▶ **PROBLEM DETAILS**: Look in the material below for the line with "Give me the React, TypeScript" and the line with "const fmt = (v: number)", then set down exactly those two lines and all lines between, nothing more.

▶ **STORED ROWS**:
------------------------------

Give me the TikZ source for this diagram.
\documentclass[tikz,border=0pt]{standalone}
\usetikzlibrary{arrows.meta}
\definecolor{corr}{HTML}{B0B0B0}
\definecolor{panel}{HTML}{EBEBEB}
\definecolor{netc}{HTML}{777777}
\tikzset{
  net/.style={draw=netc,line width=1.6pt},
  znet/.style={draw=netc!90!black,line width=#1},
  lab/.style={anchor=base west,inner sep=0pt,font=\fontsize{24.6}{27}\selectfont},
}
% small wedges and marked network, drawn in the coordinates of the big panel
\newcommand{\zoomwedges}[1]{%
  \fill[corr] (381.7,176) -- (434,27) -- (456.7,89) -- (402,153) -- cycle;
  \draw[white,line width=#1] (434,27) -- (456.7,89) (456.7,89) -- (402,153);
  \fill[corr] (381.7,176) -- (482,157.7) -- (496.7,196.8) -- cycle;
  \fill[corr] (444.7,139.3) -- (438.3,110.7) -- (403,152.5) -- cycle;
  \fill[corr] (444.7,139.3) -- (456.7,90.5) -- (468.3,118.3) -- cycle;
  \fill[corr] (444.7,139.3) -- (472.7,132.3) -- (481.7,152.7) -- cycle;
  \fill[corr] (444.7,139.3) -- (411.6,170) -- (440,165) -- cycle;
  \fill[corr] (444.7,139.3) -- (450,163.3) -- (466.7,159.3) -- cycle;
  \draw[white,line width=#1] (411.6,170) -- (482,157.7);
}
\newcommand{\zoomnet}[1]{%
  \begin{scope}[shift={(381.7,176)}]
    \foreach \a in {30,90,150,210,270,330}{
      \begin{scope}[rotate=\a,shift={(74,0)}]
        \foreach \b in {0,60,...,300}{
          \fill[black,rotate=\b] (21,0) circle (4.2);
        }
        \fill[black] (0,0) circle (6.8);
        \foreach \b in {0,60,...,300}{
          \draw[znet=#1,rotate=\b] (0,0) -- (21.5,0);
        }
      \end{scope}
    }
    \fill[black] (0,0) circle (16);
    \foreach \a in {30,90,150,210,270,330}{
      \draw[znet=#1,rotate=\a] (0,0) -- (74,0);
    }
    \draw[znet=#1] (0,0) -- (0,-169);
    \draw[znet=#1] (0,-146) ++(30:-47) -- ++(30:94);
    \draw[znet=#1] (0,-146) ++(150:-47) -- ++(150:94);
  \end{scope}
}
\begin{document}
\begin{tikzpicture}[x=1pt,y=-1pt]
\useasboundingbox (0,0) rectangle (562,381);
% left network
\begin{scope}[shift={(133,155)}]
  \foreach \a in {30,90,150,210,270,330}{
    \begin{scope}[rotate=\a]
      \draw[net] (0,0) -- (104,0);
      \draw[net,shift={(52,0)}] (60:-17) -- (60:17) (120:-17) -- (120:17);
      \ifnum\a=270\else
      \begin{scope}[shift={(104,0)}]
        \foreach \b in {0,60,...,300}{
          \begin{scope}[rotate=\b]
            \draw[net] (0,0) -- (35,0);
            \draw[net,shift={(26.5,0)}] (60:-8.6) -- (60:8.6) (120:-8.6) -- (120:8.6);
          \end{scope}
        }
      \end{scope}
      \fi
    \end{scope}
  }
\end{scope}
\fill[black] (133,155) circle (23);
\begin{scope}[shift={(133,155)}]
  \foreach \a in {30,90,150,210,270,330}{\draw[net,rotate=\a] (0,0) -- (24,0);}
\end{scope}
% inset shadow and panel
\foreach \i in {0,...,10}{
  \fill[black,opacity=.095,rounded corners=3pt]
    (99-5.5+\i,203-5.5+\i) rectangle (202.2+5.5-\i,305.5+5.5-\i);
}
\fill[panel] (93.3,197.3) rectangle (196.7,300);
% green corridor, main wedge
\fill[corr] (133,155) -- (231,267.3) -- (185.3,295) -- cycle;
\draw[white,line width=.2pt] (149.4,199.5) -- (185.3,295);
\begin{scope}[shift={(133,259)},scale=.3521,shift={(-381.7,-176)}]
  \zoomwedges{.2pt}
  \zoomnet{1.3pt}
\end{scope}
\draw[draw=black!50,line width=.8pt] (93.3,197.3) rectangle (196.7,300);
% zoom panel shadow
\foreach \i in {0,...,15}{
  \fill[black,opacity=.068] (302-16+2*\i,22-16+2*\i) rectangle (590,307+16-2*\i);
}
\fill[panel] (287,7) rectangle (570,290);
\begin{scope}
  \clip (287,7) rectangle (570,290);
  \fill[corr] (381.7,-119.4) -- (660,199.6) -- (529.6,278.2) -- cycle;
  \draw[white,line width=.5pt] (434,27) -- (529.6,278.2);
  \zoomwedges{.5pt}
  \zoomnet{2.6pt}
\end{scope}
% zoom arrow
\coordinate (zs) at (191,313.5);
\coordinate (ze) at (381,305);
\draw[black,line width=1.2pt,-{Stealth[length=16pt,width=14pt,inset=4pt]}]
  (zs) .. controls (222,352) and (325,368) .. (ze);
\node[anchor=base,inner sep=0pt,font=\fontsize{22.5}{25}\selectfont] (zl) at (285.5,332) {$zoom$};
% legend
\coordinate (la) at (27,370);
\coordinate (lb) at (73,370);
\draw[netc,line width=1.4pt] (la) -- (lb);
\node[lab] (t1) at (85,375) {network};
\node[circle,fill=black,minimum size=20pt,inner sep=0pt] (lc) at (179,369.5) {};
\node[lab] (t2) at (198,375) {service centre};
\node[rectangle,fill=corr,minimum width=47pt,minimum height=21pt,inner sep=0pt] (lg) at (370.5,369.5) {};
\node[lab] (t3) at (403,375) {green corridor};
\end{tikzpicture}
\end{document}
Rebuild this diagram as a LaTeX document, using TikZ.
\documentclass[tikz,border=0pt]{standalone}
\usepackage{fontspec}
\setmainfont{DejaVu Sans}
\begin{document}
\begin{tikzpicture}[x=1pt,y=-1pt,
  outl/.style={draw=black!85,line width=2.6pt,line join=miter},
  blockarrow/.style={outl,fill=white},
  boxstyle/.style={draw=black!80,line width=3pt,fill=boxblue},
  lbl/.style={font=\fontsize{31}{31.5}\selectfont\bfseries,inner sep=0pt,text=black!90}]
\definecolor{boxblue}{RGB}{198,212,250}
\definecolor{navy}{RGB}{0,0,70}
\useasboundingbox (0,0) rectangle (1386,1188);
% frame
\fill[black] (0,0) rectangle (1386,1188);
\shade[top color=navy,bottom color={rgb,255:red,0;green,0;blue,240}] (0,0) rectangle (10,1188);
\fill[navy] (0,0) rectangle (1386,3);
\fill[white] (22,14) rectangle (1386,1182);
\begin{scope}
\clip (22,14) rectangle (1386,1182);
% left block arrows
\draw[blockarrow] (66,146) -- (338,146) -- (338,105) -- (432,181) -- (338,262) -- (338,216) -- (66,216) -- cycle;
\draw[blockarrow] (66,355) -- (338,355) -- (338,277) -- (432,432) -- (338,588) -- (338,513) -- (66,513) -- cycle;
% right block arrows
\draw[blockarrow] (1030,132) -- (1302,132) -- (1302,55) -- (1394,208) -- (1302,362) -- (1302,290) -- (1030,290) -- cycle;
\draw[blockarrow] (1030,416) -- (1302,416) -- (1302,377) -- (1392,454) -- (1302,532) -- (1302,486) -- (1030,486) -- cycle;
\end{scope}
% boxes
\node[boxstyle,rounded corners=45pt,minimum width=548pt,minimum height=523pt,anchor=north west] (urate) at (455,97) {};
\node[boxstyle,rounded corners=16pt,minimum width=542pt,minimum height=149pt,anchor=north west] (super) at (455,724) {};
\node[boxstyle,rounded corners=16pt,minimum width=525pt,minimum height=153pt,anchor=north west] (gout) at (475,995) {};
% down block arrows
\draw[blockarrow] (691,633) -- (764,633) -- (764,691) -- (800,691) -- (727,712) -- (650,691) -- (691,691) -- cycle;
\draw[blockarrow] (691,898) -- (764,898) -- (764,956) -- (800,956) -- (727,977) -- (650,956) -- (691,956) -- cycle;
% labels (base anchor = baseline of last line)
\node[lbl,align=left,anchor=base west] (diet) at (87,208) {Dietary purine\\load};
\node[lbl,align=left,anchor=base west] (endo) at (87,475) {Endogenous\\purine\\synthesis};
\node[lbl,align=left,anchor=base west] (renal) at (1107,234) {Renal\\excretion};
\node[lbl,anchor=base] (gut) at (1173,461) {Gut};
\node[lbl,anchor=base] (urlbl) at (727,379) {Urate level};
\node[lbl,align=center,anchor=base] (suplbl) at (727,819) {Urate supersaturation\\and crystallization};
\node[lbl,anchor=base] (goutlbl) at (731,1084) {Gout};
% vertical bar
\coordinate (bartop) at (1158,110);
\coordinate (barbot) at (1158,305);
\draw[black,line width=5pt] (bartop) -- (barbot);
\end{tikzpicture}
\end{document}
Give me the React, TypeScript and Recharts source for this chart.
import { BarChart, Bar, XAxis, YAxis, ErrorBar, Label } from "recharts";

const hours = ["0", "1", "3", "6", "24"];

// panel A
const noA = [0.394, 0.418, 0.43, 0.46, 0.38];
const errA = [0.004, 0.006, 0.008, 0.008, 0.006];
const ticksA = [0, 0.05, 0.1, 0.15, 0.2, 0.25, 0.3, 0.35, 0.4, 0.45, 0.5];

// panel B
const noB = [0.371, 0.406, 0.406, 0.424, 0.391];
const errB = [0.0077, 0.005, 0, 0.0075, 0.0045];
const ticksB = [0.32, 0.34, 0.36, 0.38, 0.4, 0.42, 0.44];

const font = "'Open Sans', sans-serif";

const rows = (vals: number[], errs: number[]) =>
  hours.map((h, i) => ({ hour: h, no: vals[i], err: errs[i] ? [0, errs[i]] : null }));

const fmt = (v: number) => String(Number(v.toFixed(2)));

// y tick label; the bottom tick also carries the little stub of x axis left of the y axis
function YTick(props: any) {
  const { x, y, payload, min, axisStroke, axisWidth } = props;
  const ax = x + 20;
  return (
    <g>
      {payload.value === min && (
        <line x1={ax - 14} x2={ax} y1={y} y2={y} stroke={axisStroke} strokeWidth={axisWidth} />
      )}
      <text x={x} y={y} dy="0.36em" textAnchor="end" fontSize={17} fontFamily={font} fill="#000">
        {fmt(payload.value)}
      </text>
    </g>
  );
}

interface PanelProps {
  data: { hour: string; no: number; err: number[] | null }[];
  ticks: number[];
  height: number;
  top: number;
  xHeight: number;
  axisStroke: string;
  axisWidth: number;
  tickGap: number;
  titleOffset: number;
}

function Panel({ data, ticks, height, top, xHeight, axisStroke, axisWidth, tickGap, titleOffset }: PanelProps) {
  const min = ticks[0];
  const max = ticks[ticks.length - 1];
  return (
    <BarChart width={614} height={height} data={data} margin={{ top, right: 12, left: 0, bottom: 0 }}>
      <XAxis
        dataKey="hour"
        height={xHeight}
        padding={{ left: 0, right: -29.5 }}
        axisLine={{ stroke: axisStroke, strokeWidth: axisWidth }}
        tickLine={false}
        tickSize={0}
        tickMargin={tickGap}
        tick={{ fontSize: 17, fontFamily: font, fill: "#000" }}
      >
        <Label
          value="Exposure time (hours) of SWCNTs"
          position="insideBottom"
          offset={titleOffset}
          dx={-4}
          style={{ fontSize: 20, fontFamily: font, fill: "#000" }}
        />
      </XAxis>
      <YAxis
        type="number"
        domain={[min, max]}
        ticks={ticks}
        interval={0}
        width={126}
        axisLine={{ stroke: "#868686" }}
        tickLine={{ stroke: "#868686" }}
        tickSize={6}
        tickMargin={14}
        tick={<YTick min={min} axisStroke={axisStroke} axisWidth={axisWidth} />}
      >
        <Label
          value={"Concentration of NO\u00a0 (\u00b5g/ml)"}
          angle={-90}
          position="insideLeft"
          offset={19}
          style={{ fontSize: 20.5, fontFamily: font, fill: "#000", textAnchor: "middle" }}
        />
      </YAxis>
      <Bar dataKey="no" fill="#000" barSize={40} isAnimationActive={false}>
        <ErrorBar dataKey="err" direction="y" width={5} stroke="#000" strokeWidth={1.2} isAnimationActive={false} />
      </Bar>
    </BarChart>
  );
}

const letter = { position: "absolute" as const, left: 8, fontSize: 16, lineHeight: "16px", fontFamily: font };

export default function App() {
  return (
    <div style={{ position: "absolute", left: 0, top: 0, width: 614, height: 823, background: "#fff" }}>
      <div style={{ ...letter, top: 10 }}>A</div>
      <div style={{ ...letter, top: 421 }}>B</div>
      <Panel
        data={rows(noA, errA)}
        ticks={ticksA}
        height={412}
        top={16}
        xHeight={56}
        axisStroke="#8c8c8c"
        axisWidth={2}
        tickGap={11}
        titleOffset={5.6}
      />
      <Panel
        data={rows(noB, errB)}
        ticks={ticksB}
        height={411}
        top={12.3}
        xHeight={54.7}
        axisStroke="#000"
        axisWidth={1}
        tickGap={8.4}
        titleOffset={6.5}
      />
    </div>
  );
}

------------------------------

▶ **FINAL RESULT**:
Give me the React, TypeScript and Recharts source for this chart.
import { BarChart, Bar, XAxis, YAxis, ErrorBar, Label } from "recharts";

const hours = ["0", "1", "3", "6", "24"];

// panel A
const noA = [0.394, 0.418, 0.43, 0.46, 0.38];
const errA = [0.004, 0.006, 0.008, 0.008, 0.006];
const ticksA = [0, 0.05, 0.1, 0.15, 0.2, 0.25, 0.3, 0.35, 0.4, 0.45, 0.5];

// panel B
const noB = [0.371, 0.406, 0.406, 0.424, 0.391];
const errB = [0.0077, 0.005, 0, 0.0075, 0.0045];
const ticksB = [0.32, 0.34, 0.36, 0.38, 0.4, 0.42, 0.44];

const font = "'Open Sans', sans-serif";

const rows = (vals: number[], errs: number[]) =>
  hours.map((h, i) => ({ hour: h, no: vals[i], err: errs[i] ? [0, errs[i]] : null }));

const fmt = (v: number) => String(Number(v.toFixed(2)));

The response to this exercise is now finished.